The Bogosity Forum

General Bogosity => General Discussion => Topic started by: Dallas Wildman on August 26, 2014, 02:06:47 AM

Title: Comparison of American and Candian Banking Law
Post by: Dallas Wildman on August 26, 2014, 02:06:47 AM
My mom likes to talk about how Canada weathered the 2008 "Credit Crunch" a lot better they were a lot more strict about "gambling".  I point out there so many regulations, subsidies, distortions et cetera the Canadian government simply doesn't have compared to the United States.  But I think a more convincing way of conveying would be a side by side textual comparison of the two.

So here's how the comparison went.
Most other comparisons involve pages and line counts, however this can easily be manipulated with formatting.  For example, indentations, font size, paragraphs and the like.  Therefore I did a straightforward character count with the following exclusions:
-All whitespace except for the spaces between words (you know the space created with the spacebar)
-Table of contents, preambles, and any additional headers

As the first bullet is concerned this can be calculated by doing taking the raw character count and subtracting the number of lines and minus any trailing/leading blank lines.  Of course this doesn't account for indentation characters.  However, I C-c/C-v'd the relevant contents into LibreOffice Writer and its word count tool didn't count the indentation characters.

The laws that were compared:
For the American side there's Title XII of the United States Code, aptly named Banks and Banking (current as of 2012) Link (http://www.gpo.gov/fdsys/pkg/USCODE-2012-title12/html/USCODE-2012-title12.htm)
For the Canadian side there's the Bank Act, while passed in 1871 is nonetheless still relevant as it is updated every 5 (used to be 10) years (current as of 2014)Link (http://www.laws.justice.gc.ca/eng/acts/B-1.01/page-1.html#h-1)

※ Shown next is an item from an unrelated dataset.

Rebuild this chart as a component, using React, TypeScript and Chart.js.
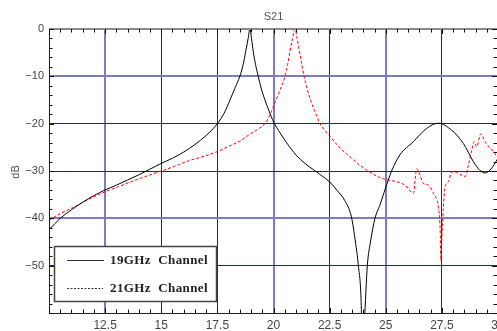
import React, { useEffect, useRef } from 'react';
import { Chart, registerables } from 'chart.js';
Chart.register(...registerables);

const chartTitle = 'S21';
const yAxisLabel = 'dB';
const seriesNames = ['19GHz Channel', '21GHz Channel'];

const xTickValues = [12.5, 15, 17.5, 20, 22.5, 25, 27.5, 30];
const yTickValues = [0, -10, -20, -30, -40, -50];

const ch19Freq = [10.0, 10.5, 11.0, 11.5, 12.0, 12.5, 13.0, 13.5, 14.0, 14.5, 15.0, 15.5, 16.0, 16.5, 17.0, 17.5, 17.8, 18.06, 18.3, 18.5, 18.65, 18.76, 18.87, 18.95, 19.02, 19.1, 19.2, 19.32, 19.45, 19.62, 19.8, 20.0, 20.3, 20.7, 21.0, 21.4, 21.8, 22.15, 22.5, 22.85, 23.17, 23.47, 23.65, 23.78, 23.9, 23.97, 24.05, 24.18, 24.32, 24.52, 24.74, 25.11, 25.26, 25.63, 26.23, 26.82, 27.34, 27.94, 28.46, 28.9, 29.2, 29.42, 29.65, 30.0];
const ch19Db = [-42.4, -40.0, -38.2, -36.6, -35.2, -34.0, -33.0, -31.9, -30.8, -29.6, -28.4, -27.3, -26.0, -24.4, -22.5, -20.0, -17.8, -15.0, -12.3, -10.0, -7.5, -4.8, -2.0, 0.0, -2.0, -4.8, -7.5, -10.0, -12.5, -15.0, -17.3, -19.6, -22.0, -24.8, -26.6, -28.4, -29.8, -31.0, -32.3, -34.2, -36.2, -39.7, -45.0, -50.0, -57.0, -70.0, -62.0, -50.0, -45.0, -40.0, -37.2, -31.9, -30.0, -26.6, -23.8, -21.0, -19.9, -21.4, -24.2, -28.0, -29.9, -30.4, -29.8, -27.3];

const ch21Freq = [10.0, 10.5, 11.2, 11.75, 12.5, 13.1, 13.75, 14.4, 15.0, 15.6, 16.25, 16.9, 17.5, 18.0, 18.5, 18.95, 19.3, 19.65, 19.9, 20.11, 20.3, 20.51, 20.63, 20.73, 20.85, 20.96, 21.05, 21.15, 21.25, 21.36, 21.5, 21.65, 21.82, 21.98, 22.07, 22.5, 23.0, 23.41, 23.8, 24.22, 24.74, 25.11, 25.34, 25.86, 26.23, 26.38, 26.53, 26.67, 26.9, 27.12, 27.34, 27.42, 27.46, 27.5, 27.56, 27.64, 27.79, 27.94, 28.16, 28.53, 28.68, 28.83, 28.94, 29.05, 29.23, 29.47, 29.8, 30.0];
const ch21Db = [-40.4, -39.0, -37.4, -36.0, -34.4, -33.3, -32.1, -31.0, -30.0, -29.0, -27.8, -26.9, -25.9, -24.8, -23.7, -22.2, -21.2, -19.8, -17.5, -15.0, -12.8, -10.0, -7.5, -4.8, -2.0, 0.0, -2.0, -4.5, -7.2, -10.0, -12.7, -15.0, -17.2, -19.0, -20.0, -22.6, -25.3, -27.0, -28.6, -30.0, -31.4, -31.9, -32.1, -33.0, -34.7, -29.5, -30.9, -32.6, -33.0, -34.7, -37.6, -42.0, -49.0, -44.0, -38.3, -33.3, -32.3, -30.2, -30.3, -31.2, -28.8, -25.6, -23.8, -24.9, -22.2, -24.2, -25.9, -27.3];

const lightX = [12.5, 20, 25];
const lightY = [-10, -40];

const GRID_DARK = '#1c1ca6';
const GRID_LIGHT = '#7c7cc0';
const LABEL_COLOR = '#444444';

const decorPlugin = {
  id: 'decor',
  afterDraw(chart: any) {
    const ctx = chart.ctx;
    const { left, right, top, bottom } = chart.chartArea;
    const xs = chart.scales.x;
    const ys = chart.scales.y;
    ctx.save();
    // frame
    ctx.strokeStyle = '#222';
    ctx.lineWidth = 1;
    ctx.beginPath();
    ctx.moveTo(left + 0.5, top);
    ctx.lineTo(left + 0.5, bottom + 0.5);
    ctx.lineTo(right, bottom + 0.5);
    ctx.stroke();
    ctx.strokeStyle = '#8c8c8c';
    ctx.lineWidth = 2;
    ctx.beginPath();
    ctx.moveTo(left, top);
    ctx.lineTo(right, top);
    ctx.stroke();
    // ticks
    ctx.strokeStyle = '#111';
    ctx.lineWidth = 1;
    ctx.beginPath();
    for (let i = 0; i <= 40; i++) {
      const v = 10 + i * 0.5;
      const px = Math.round(xs.getPixelForValue(v)) + 0.5;
      const len = i % 5 === 0 ? 5 : 3.5;
      ctx.moveTo(px, bottom);
      ctx.lineTo(px, bottom - len);
      ctx.moveTo(px, top);
      ctx.lineTo(px, top + len);
    }
    for (let i = 0; i <= 30; i++) {
      const v = -60 + i * 2;
      const py = Math.round(ys.getPixelForValue(v)) + 0.5;
      const len = i % 5 === 0 ? 5 : 3.5;
      ctx.moveTo(left, py);
      ctx.lineTo(left + len, py);
      ctx.moveTo(right - 1, py);
      ctx.lineTo(right - 1 - len, py);
    }
    ctx.stroke();
    // title
    ctx.fillStyle = '#555';
    ctx.font = '11px "Liberation Sans", Arial, sans-serif';
    ctx.textAlign = 'center';
    ctx.textBaseline = 'middle';
    ctx.fillText(chartTitle, (left + right) / 2, 16.5);
    // y label
    ctx.save();
    ctx.translate(15.5, 172);
    ctx.rotate(-Math.PI / 2);
    ctx.fillText(yAxisLabel, 0, 0);
    ctx.restore();
    // legend
    const bx = 54, by = 246, bw = 162, bh = 55;
    ctx.fillStyle = '#ffffff';
    ctx.fillRect(bx, by, bw, bh);
    ctx.strokeStyle = '#444';
    ctx.lineWidth = 1.5;
    ctx.strokeRect(bx + 0.5, by + 0.5, bw, bh);
    ctx.lineWidth = 1;
    ctx.strokeStyle = '#333';
    ctx.beginPath();
    ctx.moveTo(67, 260.5);
    ctx.lineTo(104, 260.5);
    ctx.stroke();
    ctx.setLineDash([2, 1.5]);
    ctx.beginPath();
    ctx.moveTo(67, 288.5);
    ctx.lineTo(103, 288.5);
    ctx.stroke();
    ctx.setLineDash([]);
    ctx.fillStyle = '#222';
    ctx.textAlign = 'left';
    ctx.font = 'bold 13px "Liberation Serif", "Times New Roman", serif';
    try {
      (ctx as any).letterSpacing = '0.4px';
    } catch (e) {}
    ctx.fillText(seriesNames[0].replace(' ', '  '), 110, 261);
    ctx.fillText(seriesNames[1].replace(' ', '  '), 110, 289);
    ctx.restore();
  },
};

export default function App() {
  const ref = useRef<HTMLCanvasElement>(null);
  useEffect(() => {
    if (!ref.current) return;
    const chart = new Chart(ref.current, {
      type: 'scatter',
      data: {
        datasets: [
          {
            label: seriesNames[0],
            data: ch19Freq.map((f, i) => ({ x: f, y: ch19Db[i] })),
            showLine: true,
            borderColor: '#000000',
            borderWidth: 1,
            pointRadius: 0,
            cubicInterpolationMode: 'monotone',
          },
          {
            label: seriesNames[1],
            data: ch21Freq.map((f, i) => ({ x: f, y: ch21Db[i] })),
            showLine: true,
            borderColor: '#ff0000',
            borderWidth: 1,
            borderDash: [3, 2],
            pointRadius: 0,
            cubicInterpolationMode: 'monotone',
          },
        ],
      } as any,
      options: {
        animation: false,
        responsive: false,
        devicePixelRatio: 1,
        layout: { padding: { top: 29, right: 22, left: 0, bottom: 0 } },
        plugins: { legend: { display: false }, title: { display: false }, tooltip: { enabled: false } },
        scales: {
          x: {
            type: 'linear',
            min: 10,
            max: 30,
            afterBuildTicks: (s: any) => {
              s.ticks = xTickValues.map((v) => ({ value: v }));
            },
            afterFit: (s: any) => {
              s.height = 18;
            },
            border: { display: false },
            grid: {
              drawTicks: false,
              color: (c: any) => (c.tick && lightX.includes(c.tick.value) ? GRID_LIGHT : GRID_DARK),
              lineWidth: (c: any) => (c.tick && lightX.includes(c.tick.value) ? 2 : 1),
            },
            ticks: {
              autoSkip: false,
              maxRotation: 0,
              padding: 5,
              color: LABEL_COLOR,
              font: { family: '"Liberation Sans", Arial, sans-serif', size: 12 },
              callback: (v: any) => String(v),
            },
          },
          y: {
            type: 'linear',
            min: -60,
            max: 0,
            afterBuildTicks: (s: any) => {
              s.ticks = yTickValues.map((v) => ({ value: v }));
            },
            afterFit: (s: any) => {
              s.width = 49;
            },
            border: { display: false },
            grid: {
              drawTicks: false,
              color: (c: any) =>
                c.tick && c.tick.value === 0 ? 'rgba(0,0,0,0)' : c.tick && lightY.includes(c.tick.value) ? GRID_LIGHT : GRID_DARK,
              lineWidth: (c: any) => (c.tick && lightY.includes(c.tick.value) ? 2 : 1),
            },
            ticks: {
              padding: 5,
              color: LABEL_COLOR,
              font: { family: '"Liberation Sans", Arial, sans-serif', size: 11 },
              callback: (v: any) => (v < 0 ? '\u2212' + Math.abs(v) : String(v)),
            },
          },
        },
      } as any,
      plugins: [decorPlugin],
    });
    return () => chart.destroy();
  }, []);
  return (
    <div style={{ position: 'fixed', left: 0, top: 0, width: 497, height: 331, overflow: 'hidden', background: '#fff' }}>
      <canvas ref={ref} width={520} height={331} style={{ display: 'block', width: 520, height: 331 }} />
    </div>
  );
}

One problem this could pose is that on both sides, other regulations involving or affecting banks in general could be scattered elsewhere throughout their respective entire collection of statutes.  On the other hand, I should expect that these sections in general should contain the bulk of the laws involving banks in terms of characters.  Additionally I'm only going to use the English version, as Canadians publish the same laws in English and French and can assume the legislators acted in good faith to make sure that the meaning of the two are consistent.  Furthermore both sides have executive departments created by these laws, which publish additional regulations primarily for the purpose of enforcing these laws (or at least that's what they're SUPPOSED to do and nothing else) these are not included.

Finally as this is the English language anyone one character can be represented as a Byte

With all of this in mind here are my results:
American banking law takes up 10.82 Megabytes
Canadian banking law takes up 1.4 Megabytes

What could this mean?  American banking law is FAR MORE COMPLEX or COMPLICATED than its Canadian counterpart.  Now of course this should include Dodd-Frank, and I wanted to make this comparison as brief as possible.  But the point I wanted to make is that any country, especially ours, can have a stable and reliable banking system without so many statutes.

If there something else I should factor in as part of this calculation, please discuss.
Title: Re: Comparison of American and Candian Banking Law
Post by: evensgrey on August 26, 2014, 08:48:29 AM
A useful thing to keep in mind is the "repeal" of Glass-Stegal was prompted by the existing US banks to prevent Walmart from entering the retail banking business.  In Canada, we have grocery stores that do retail banking under their own brand name.

We also never had the retail/investment banking division.  The bank I use, for instance, has a full range of investment products and services available in branch and online.  We even have bank selling general insurance products now.
Title: Re: Comparison of American and Candian Banking Law
Post by: Ibrahim90 on August 26, 2014, 07:38:06 PM
Quote from: evensgrey on August 26, 2014, 08:48:29 AM
A useful thing to keep in mind is the "repeal" of Glass-Stegal was prompted by the existing US banks to prevent Walmart from entering the retail banking business.  In Canada, we have grocery stores that do retail banking under their own brand name.

We also never had the retail/investment banking division.  The bank I use, for instance, has a full range of investment products and services available in branch and online.  We even have bank selling general insurance products now.

sounds convenient really--I can imagine they're much cheaper as a result. or is it otherwise?
Title: Re: Comparison of American and Candian Banking Law
Post by: evensgrey on August 27, 2014, 08:56:51 AM
Quote from: Ibrahim90 on August 26, 2014, 07:38:06 PM
sounds convenient really--I can imagine they're much cheaper as a result. or is it otherwise?

The insurance claims to be cheaper (for better drivers, it's car insurance), but they claim they can do that because they gather a whole lot of data on your driving habits thanks to an in-car monitoring system that gathers gobs of data on where, when, and how you drive, giving them a much better picture of your risk.